YOUR OBJECTIVE » Please transcribe the data below exactly. Leave the pictures out.

INPUT DATA »
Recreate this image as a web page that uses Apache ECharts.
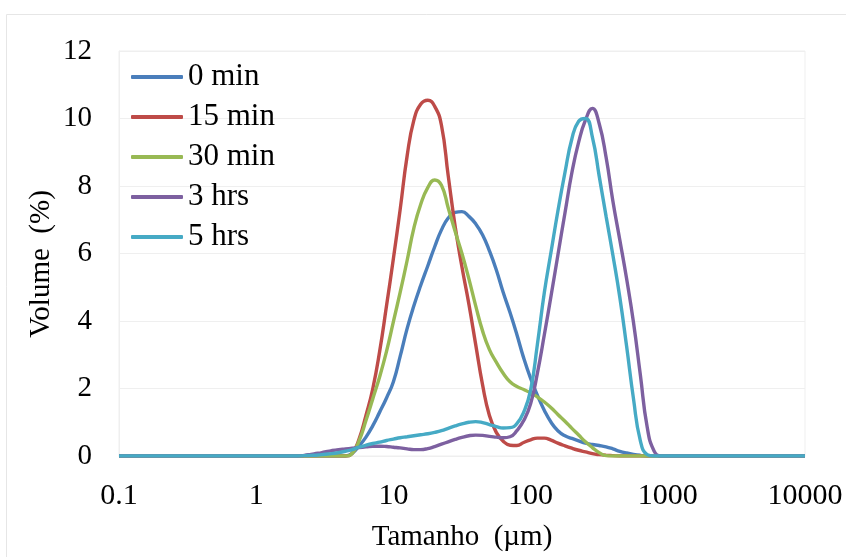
<!DOCTYPE html>
<html>
<head>
<meta charset="utf-8">
<script src="https://cdn.jsdelivr.net/npm/echarts@6/dist/echarts.min.js"></script>
<style>html,body{margin:0;padding:0;background:#fff}#c{width:846px;height:557px}</style>
</head>
<body>
<div id="c"></div>
<script>
// ---- data: particle size (µm) and volume (%) ----
var seriesNames = ['0 min', '15 min', '30 min', '3 hrs', '5 hrs'];
var xTickLabels = ['0.1', '1', '10', '100', '1000', '10000'];

var sizes = [0.1, 1,
  2.00, 2.24, 2.51, 2.82, 3.16, 3.55, 3.98, 4.47, 5.01, 5.62,
  6.31, 7.08, 7.94, 8.91, 10.0, 11.2, 12.6, 14.1, 15.8, 17.8,
  20.0, 22.4, 25.1, 28.2, 31.6, 35.5, 39.8, 44.7, 50.1, 56.2,
  63.1, 70.8, 79.4, 89.1, 100, 112, 126, 141, 158, 178,
  200, 224, 251, 282, 316, 355, 398, 447, 501, 562,
  631, 708, 794, 891, 1000,
  10000];

var vol0min = [0, 0,
  0, 0, 0, 0, 0, 0, 0, 0, 0.08, 0.3,
  0.56, 0.9, 1.3, 1.72, 2.2, 2.95, 3.78, 4.45, 5.05, 5.63,
  6.2, 6.7, 7.05, 7.22, 7.24, 7.1, 6.88, 6.55, 6.08, 5.52,
  4.85, 4.25, 3.6, 2.9, 2.3, 1.8, 1.35, 1.0, 0.75, 0.6,
  0.52, 0.45, 0.38, 0.34, 0.31, 0.27, 0.21, 0.14, 0.09, 0.05,
  0.02, 0, 0, 0, 0,
  0];

var vol15min = [0, 0,
  0, 0, 0, 0, 0, 0, 0, 0, 0.08, 0.5,
  1.2, 2.0, 3.1, 4.45, 5.85, 7.3, 8.9, 9.95, 10.42, 10.54,
  10.36, 9.8, 8.3, 6.8, 5.6, 4.5, 3.3, 2.1, 1.2, 0.7,
  0.44, 0.32, 0.31, 0.4, 0.48, 0.53, 0.53, 0.47, 0.38, 0.3,
  0.23, 0.17, 0.12, 0.07, 0.04, 0.02, 0.01, 0, 0, 0,
  0, 0, 0, 0, 0,
  0];

var vol30min = [0, 0,
  0, 0, 0, 0, 0, 0, 0, 0, 0.08, 0.45,
  1.05, 1.7, 2.35, 3.1, 3.98, 4.85, 5.8, 6.75, 7.45, 7.95,
  8.18, 8.02, 7.35, 6.65, 6.0, 5.25, 4.45, 3.7, 3.15, 2.78,
  2.45, 2.2, 2.06, 1.97, 1.87, 1.75, 1.6, 1.43, 1.23, 1.03,
  0.82, 0.62, 0.42, 0.25, 0.1, 0.01, 0, 0, 0, 0,
  0, 0, 0, 0, 0,
  0];

var vol3hrs = [0, 0,
  0, 0.02, 0.05, 0.08, 0.12, 0.16, 0.19, 0.21, 0.23, 0.25,
  0.27, 0.29, 0.29, 0.28, 0.26, 0.24, 0.21, 0.19, 0.19, 0.22,
  0.28, 0.35, 0.42, 0.49, 0.55, 0.6, 0.62, 0.61, 0.58, 0.56,
  0.54, 0.57, 0.75, 1.05, 1.55, 2.45, 3.6, 4.75, 5.95, 7.2,
  8.4, 9.3, 9.95, 10.3, 9.85, 8.85, 7.55, 6.4, 5.25, 3.96,
  2.4, 0.85, 0.15, 0, 0,
  0];

var vol5hrs = [0, 0,
  0, 0.01, 0.02, 0.03, 0.05, 0.07, 0.1, 0.14, 0.19, 0.26,
  0.32, 0.37, 0.41, 0.46, 0.5, 0.54, 0.57, 0.6, 0.63, 0.66,
  0.7, 0.75, 0.82, 0.89, 0.95, 1.0, 1.02, 0.99, 0.93, 0.87,
  0.83, 0.84, 0.96, 1.3, 1.95, 3.3, 4.85, 6.05, 7.25, 8.4,
  9.4, 9.92, 10.0, 9.45, 8.3, 7.1, 5.95, 4.7, 3.25, 1.7,
  0.45, 0.04, 0, 0, 0,
  0];

var volumes = [vol0min, vol15min, vol30min, vol3hrs, vol5hrs];
var colors = ['#4a7ebb', '#be4b48', '#98b954', '#7d60a0', '#46aac5'];

var FONT = "'Liberation Serif', 'Times New Roman', serif";
var chart = echarts.init(document.getElementById('c'), null, { renderer: 'canvas' });
chart.setOption({
  backgroundColor: '#fff',
  animation: false,
  color: colors,
  graphic: [{
    type: 'rect', silent: true,
    shape: { x: 6.5, y: 14.5, width: 900, height: 700 },
    style: { fill: 'none', stroke: '#e6e6e6', lineWidth: 1 }
  }, {
    type: 'text', silent: true,
    x: 41, y: 264, rotation: Math.PI / 2,
    style: {
      text: 'Volume  (%)', fill: '#000',
      font: "29px 'Liberation Serif', 'Times New Roman', serif",
      align: 'center', verticalAlign: 'middle',
      textAlign: 'center', textVerticalAlign: 'middle'
    }
  }],
  grid: { left: 119, right: 41, top: 51, bottom: 101, show: true, borderColor: '#efefef', borderWidth: 1, backgroundColor: 'transparent' },
  legend: {
    orient: 'vertical', left: 131, top: 61, padding: 0,
    icon: 'roundRect', itemWidth: 52, itemHeight: 4, itemGap: 8,
    textStyle: { fontFamily: FONT, fontSize: 31, color: '#000', lineHeight: 32 },
    data: seriesNames
  },
  xAxis: {
    type: 'log', logBase: 10, min: 0.1, max: 10000,
    name: 'Tamanho  (µm)', nameLocation: 'middle', nameGap: 67,
    nameTextStyle: { fontFamily: FONT, fontSize: 29, color: '#000' },
    axisLine: { show: true, lineStyle: { color: '#efefef' } },
    axisTick: { show: false },
    splitLine: { show: false },
    minorTick: { show: false },
    axisLabel: {
      fontFamily: FONT, fontSize: 30, color: '#000', margin: 25,
      formatter: function (v) { var i = Math.round(Math.log10(v)) + 1; return xTickLabels[i] !== undefined ? xTickLabels[i] : String(v); }
    }
  },
  yAxis: {
    type: 'value', min: 0, max: 12, interval: 2,
    axisLine: { show: true, lineStyle: { color: '#efefef' } },
    axisTick: { show: false },
    splitLine: { show: true, lineStyle: { color: '#efefef', width: 1 } },
    axisLabel: { fontFamily: FONT, fontSize: 29, color: '#000', margin: 27 }
  },
  series: seriesNames.map(function (n, i) {
    return {
      name: n, type: 'line',
      data: sizes.map(function (s, k) { return [s, volumes[i][k]]; }),
      smooth: 0.5, symbol: 'none', showSymbol: false,
      lineStyle: { width: 3.4, color: colors[i] },
      itemStyle: { color: colors[i] }
    };
  })
});
</script>
</body>
</html>
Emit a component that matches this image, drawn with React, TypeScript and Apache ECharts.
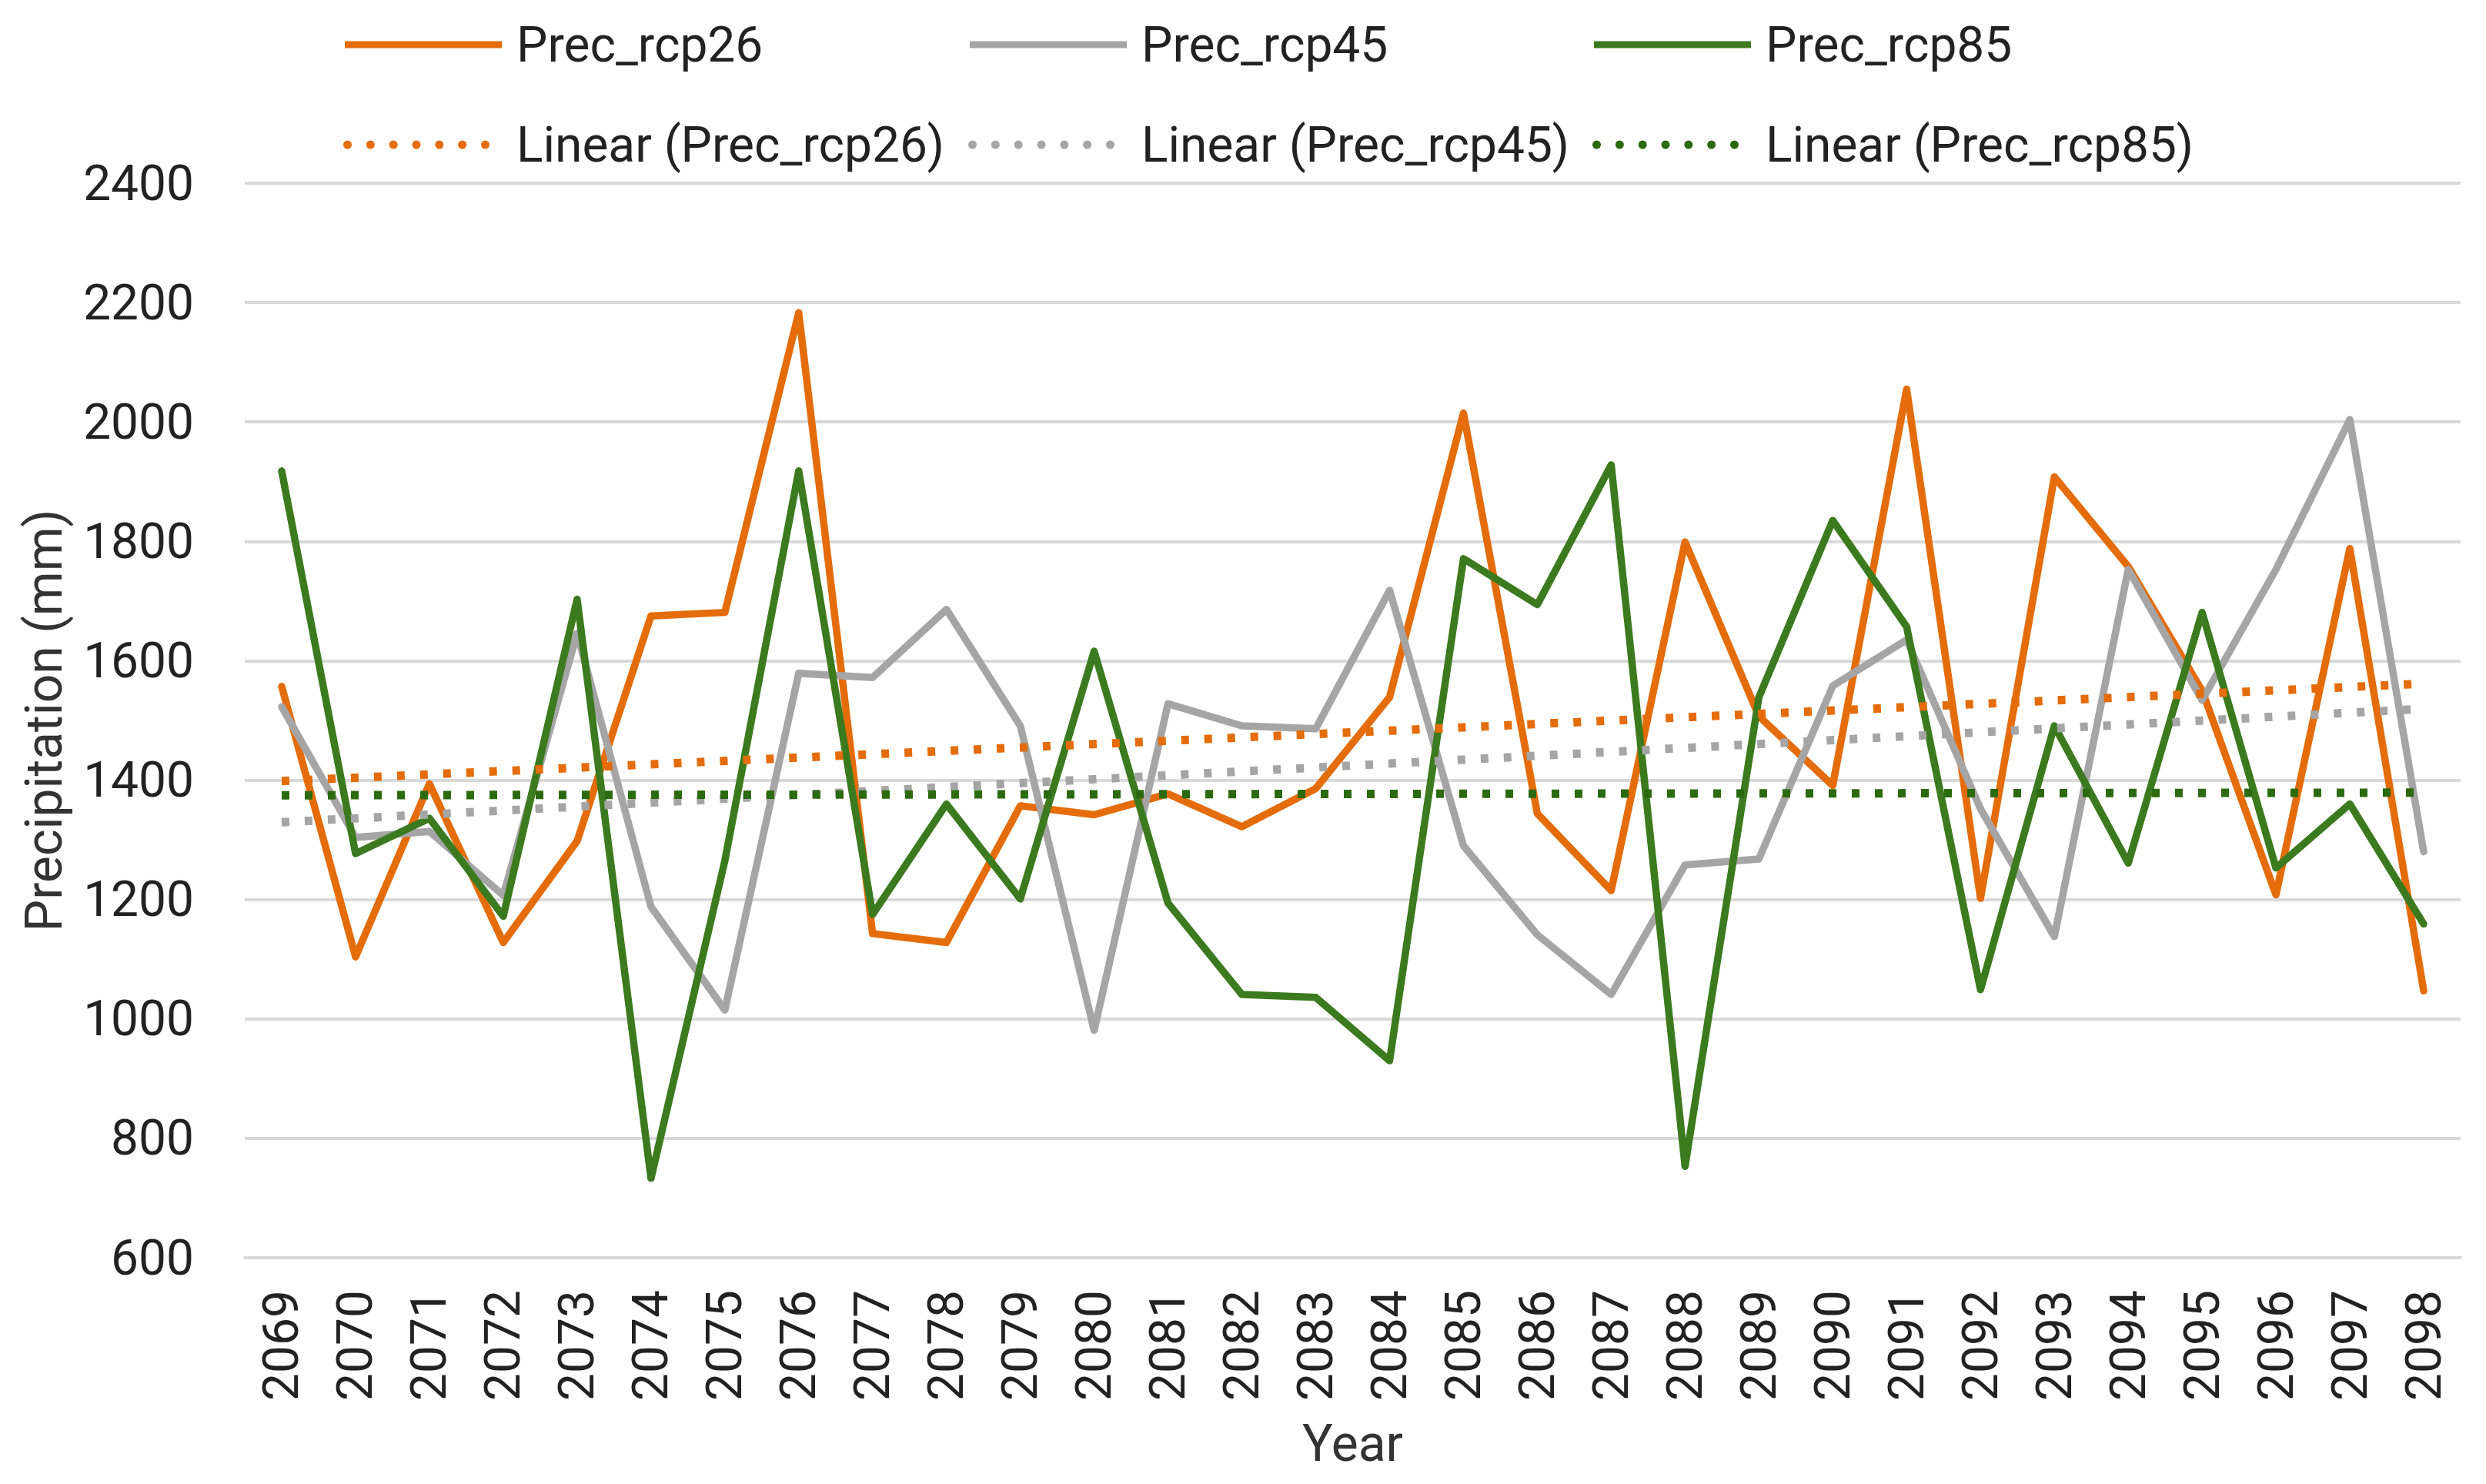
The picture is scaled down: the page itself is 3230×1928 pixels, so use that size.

RESPONSE TO THIS EXERCISE »
Recreate this image as a web page that uses Apache ECharts.
<!DOCTYPE html>
<html>
<head>
<meta charset="utf-8">
<script src="https://cdn.jsdelivr.net/npm/echarts@6/dist/echarts.min.js"></script>
<style>html,body{margin:0;padding:0;background:#fff}#c{width:846px;height:557px}</style>
</head>
<body>
<div id="c"></div>
<script>
// ---- data: particle size (µm) and volume (%) ----
var seriesNames = ['0 min', '15 min', '30 min', '3 hrs', '5 hrs'];
var xTickLabels = ['0.1', '1', '10', '100', '1000', '10000'];

var sizes = [0.1, 1,
  2.00, 2.24, 2.51, 2.82, 3.16, 3.55, 3.98, 4.47, 5.01, 5.62,
  6.31, 7.08, 7.94, 8.91, 10.0, 11.2, 12.6, 14.1, 15.8, 17.8,
  20.0, 22.4, 25.1, 28.2, 31.6, 35.5, 39.8, 44.7, 50.1, 56.2,
  63.1, 70.8, 79.4, 89.1, 100, 112, 126, 141, 158, 178,
  200, 224, 251, 282, 316, 355, 398, 447, 501, 562,
  631, 708, 794, 891, 1000,
  10000];

var vol0min = [0, 0,
  0, 0, 0, 0, 0, 0, 0, 0, 0.08, 0.3,
  0.56, 0.9, 1.3, 1.72, 2.2, 2.95, 3.78, 4.45, 5.05, 5.63,
  6.2, 6.7, 7.05, 7.22, 7.24, 7.1, 6.88, 6.55, 6.08, 5.52,
  4.85, 4.25, 3.6, 2.9, 2.3, 1.8, 1.35, 1.0, 0.75, 0.6,
  0.52, 0.45, 0.38, 0.34, 0.31, 0.27, 0.21, 0.14, 0.09, 0.05,
  0.02, 0, 0, 0, 0,
  0];

var vol15min = [0, 0,
  0, 0, 0, 0, 0, 0, 0, 0, 0.08, 0.5,
  1.2, 2.0, 3.1, 4.45, 5.85, 7.3, 8.9, 9.95, 10.42, 10.54,
  10.36, 9.8, 8.3, 6.8, 5.6, 4.5, 3.3, 2.1, 1.2, 0.7,
  0.44, 0.32, 0.31, 0.4, 0.48, 0.53, 0.53, 0.47, 0.38, 0.3,
  0.23, 0.17, 0.12, 0.07, 0.04, 0.02, 0.01, 0, 0, 0,
  0, 0, 0, 0, 0,
  0];

var vol30min = [0, 0,
  0, 0, 0, 0, 0, 0, 0, 0, 0.08, 0.45,
  1.05, 1.7, 2.35, 3.1, 3.98, 4.85, 5.8, 6.75, 7.45, 7.95,
  8.18, 8.02, 7.35, 6.65, 6.0, 5.25, 4.45, 3.7, 3.15, 2.78,
  2.45, 2.2, 2.06, 1.97, 1.87, 1.75, 1.6, 1.43, 1.23, 1.03,
  0.82, 0.62, 0.42, 0.25, 0.1, 0.01, 0, 0, 0, 0,
  0, 0, 0, 0, 0,
  0];

var vol3hrs = [0, 0,
  0, 0.02, 0.05, 0.08, 0.12, 0.16, 0.19, 0.21, 0.23, 0.25,
  0.27, 0.29, 0.29, 0.28, 0.26, 0.24, 0.21, 0.19, 0.19, 0.22,
  0.28, 0.35, 0.42, 0.49, 0.55, 0.6, 0.62, 0.61, 0.58, 0.56,
  0.54, 0.57, 0.75, 1.05, 1.55, 2.45, 3.6, 4.75, 5.95, 7.2,
  8.4, 9.3, 9.95, 10.3, 9.85, 8.85, 7.55, 6.4, 5.25, 3.96,
  2.4, 0.85, 0.15, 0, 0,
  0];

var vol5hrs = [0, 0,
  0, 0.01, 0.02, 0.03, 0.05, 0.07, 0.1, 0.14, 0.19, 0.26,
  0.32, 0.37, 0.41, 0.46, 0.5, 0.54, 0.57, 0.6, 0.63, 0.66,
  0.7, 0.75, 0.82, 0.89, 0.95, 1.0, 1.02, 0.99, 0.93, 0.87,
  0.83, 0.84, 0.96, 1.3, 1.95, 3.3, 4.85, 6.05, 7.25, 8.4,
  9.4, 9.92, 10.0, 9.45, 8.3, 7.1, 5.95, 4.7, 3.25, 1.7,
  0.45, 0.04, 0, 0, 0,
  0];

var volumes = [vol0min, vol15min, vol30min, vol3hrs, vol5hrs];
var colors = ['#4a7ebb', '#be4b48', '#98b954', '#7d60a0', '#46aac5'];

var FONT = "'Liberation Serif', 'Times New Roman', serif";
var chart = echarts.init(document.getElementById('c'), null, { renderer: 'canvas' });
chart.setOption({
  backgroundColor: '#fff',
  animation: false,
  color: colors,
  graphic: [{
    type: 'rect', silent: true,
    shape: { x: 6.5, y: 14.5, width: 900, height: 700 },
    style: { fill: 'none', stroke: '#e6e6e6', lineWidth: 1 }
  }, {
    type: 'text', silent: true,
    x: 41, y: 264, rotation: Math.PI / 2,
    style: {
      text: 'Volume  (%)', fill: '#000',
      font: "29px 'Liberation Serif', 'Times New Roman', serif",
      align: 'center', verticalAlign: 'middle',
      textAlign: 'center', textVerticalAlign: 'middle'
    }
  }],
  grid: { left: 119, right: 41, top: 51, bottom: 101, show: true, borderColor: '#efefef', borderWidth: 1, backgroundColor: 'transparent' },
  legend: {
    orient: 'vertical', left: 131, top: 61, padding: 0,
    icon: 'roundRect', itemWidth: 52, itemHeight: 4, itemGap: 8,
    textStyle: { fontFamily: FONT, fontSize: 31, color: '#000', lineHeight: 32 },
    data: seriesNames
  },
  xAxis: {
    type: 'log', logBase: 10, min: 0.1, max: 10000,
    name: 'Tamanho  (µm)', nameLocation: 'middle', nameGap: 67,
    nameTextStyle: { fontFamily: FONT, fontSize: 29, color: '#000' },
    axisLine: { show: true, lineStyle: { color: '#efefef' } },
    axisTick: { show: false },
    splitLine: { show: false },
    minorTick: { show: false },
    axisLabel: {
      fontFamily: FONT, fontSize: 30, color: '#000', margin: 25,
      formatter: function (v) { var i = Math.round(Math.log10(v)) + 1; return xTickLabels[i] !== undefined ? xTickLabels[i] : String(v); }
    }
  },
  yAxis: {
    type: 'value', min: 0, max: 12, interval: 2,
    axisLine: { show: true, lineStyle: { color: '#efefef' } },
    axisTick: { show: false },
    splitLine: { show: true, lineStyle: { color: '#efefef', width: 1 } },
    axisLabel: { fontFamily: FONT, fontSize: 29, color: '#000', margin: 27 }
  },
  series: seriesNames.map(function (n, i) {
    return {
      name: n, type: 'line',
      data: sizes.map(function (s, k) { return [s, volumes[i][k]]; }),
      smooth: 0.5, symbol: 'none', showSymbol: false,
      lineStyle: { width: 3.4, color: colors[i] },
      itemStyle: { color: colors[i] }
    };
  })
});
</script>
</body>
</html>
Emit a component that matches this image, drawn with React, TypeScript and Apache ECharts.
The picture is scaled down: the page itself is 3230×1928 pixels, so use that size.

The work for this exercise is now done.